When Casey was born, I took a few months off of work. I was bored. I asked them to give me some work to do at home. After I went back to work part time, I tried joining a playgroup. I didn't like it. They were all at-home moms. Most of them had multiple children. Older than Casey. I don't know if they made me feel unwelcome or if I just made myself feel that way. I won't join that particular group again. I was the only mom who had a job outside the home. I felt judged. I didn't have anything in common with these women on an individual level, except that we were moms. And for me, that wasn't enough.
I did make friends with a couple of moms of kids in Casey's Little Gym class. And we'd get the kids together every week or two to play after Little Gym. And that was nice. But when we sent Casey off to preschool instead of Little Gym, those tentative friendships waned. We just didn't have much in common other than that class.

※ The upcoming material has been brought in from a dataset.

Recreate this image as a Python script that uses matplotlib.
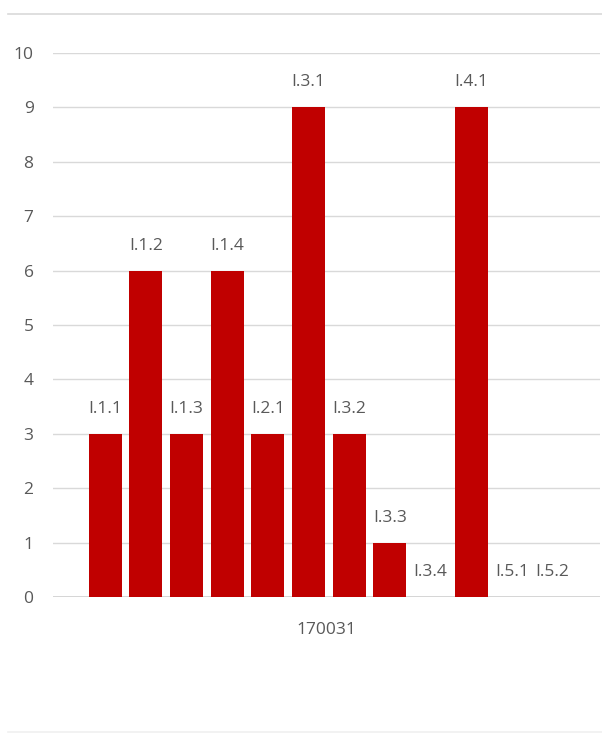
import matplotlib
matplotlib.use("Agg")
import matplotlib.pyplot as plt
from matplotlib.lines import Line2D

categories = ["I.1.1", "I.1.2", "I.1.3", "I.1.4", "I.2.1", "I.3.1",
              "I.3.2", "I.3.3", "I.3.4", "I.4.1", "I.5.1", "I.5.2"]
values = [3, 6, 3, 6, 3, 9, 3, 1, 0, 9, 0, 0]
group_label = "170031"
y_ticks = list(range(0, 11))

plt.rcParams["font.family"] = ["Open Sans", "DejaVu Sans"]
text_color = "#595959"
bar_color = "#C00000"
grid_color = "#D9D9D9"
fs = 12.5

fig = plt.figure(figsize=(6.02, 7.35), dpi=100)
fig.patch.set_facecolor("white")

ax = fig.add_axes([53 / 602, (735 - 597) / 735, (600 - 53) / 602, (597 - 53) / 735])
x = list(range(len(categories)))
ax.bar(x, values, width=0.81, color=bar_color, zorder=3)

ax.set_xlim(-1.28, 12.17)
ax.set_ylim(0, 10)
ax.set_yticks(y_ticks)
ax.set_yticklabels([str(t) for t in y_ticks], fontsize=fs, color=text_color)
ax.tick_params(axis="y", length=0, pad=14)
ax.set_xticks([])
ax.grid(axis="y", color=grid_color, linewidth=1.0, zorder=0)
for s in ax.spines.values():
    s.set_visible(False)
ax.axhline(0, color="#D0D0D0", linewidth=1.2, zorder=2)

for xi, v, lab in zip(x, values, categories):
    ax.annotate(lab, (xi, v), xytext=(0, 18), textcoords="offset points",
                ha="center", va="center", fontsize=fs, color=text_color)

ax.text(0.5, -0.06, group_label, transform=ax.transAxes, ha="center", va="center",
        fontsize=fs, color=text_color)

# chart area border lines
fig.add_artist(Line2D([8 / 602, 1.0], [1 - 14 / 735, 1 - 14 / 735],
                      transform=fig.transFigure, color="#D9D9D9", linewidth=1.2))
fig.add_artist(Line2D([8 / 602, 1.0], [1 - 732 / 735, 1 - 732 / 735],
                      transform=fig.transFigure, color="#F0F0F0", linewidth=1.2))

fig.savefig("out.png", dpi=100, facecolor="white")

When I was home on parent leave after we returned from China with Marcie, I thought I would be insanely bored again. I was surprised at how busy I was, toting Casey from speech therapy to preschool, playing with Marcie, making lunches, and taking care of the house. And studying. But something magical happened during that time. I started to learn who Casey's best friends at school were. I found out what his preschool teacher likes to do in her spare time. I had the time to volunteer in his class. I was involved on a whole new level. When I accompany Casey to birthday parties, all know all the kids by name.
Last week, when I visited Casey at school for his class Spring Parade and Egg Hunt, I was part of a small group of parents (there were dads and moms present). Many of them chit-chatted with me. Some asked about Marcie. Some asked about how I was doing with law school. Some talked about how the kids were doing in preschool. They were friendly. They looked surprised when I said I was stepping out so I could get back to work. I think they momentarily forgot I had a job outside the home.
I felt, for the first time, like I had finally crossed over. Like it didn't matter where each of us worked, or how many hours we spent working each day. Like we were all moms, and that was genuinely all we needed to have in common to understand each other. And more importantly I sensed respect for my choice to work outside the home. It is a respect I return for their choices to focus only on motherhood.
I get frustrated when I hear people say they don't work because they stay home with their kids. It is work. It is hard work. It's undoubtedly rewarding work. But it is work nonetheless. Really, we are all working moms. I admire women who stay home. I admire women who balance their work life with their family life. Mostly, I admire women who know that what's best for them and their families can't be decided by politicians or social pressure. That it's an individual choice each family must make. Mostly, I admire women who value the fact that we have choices and honor the choices other women make.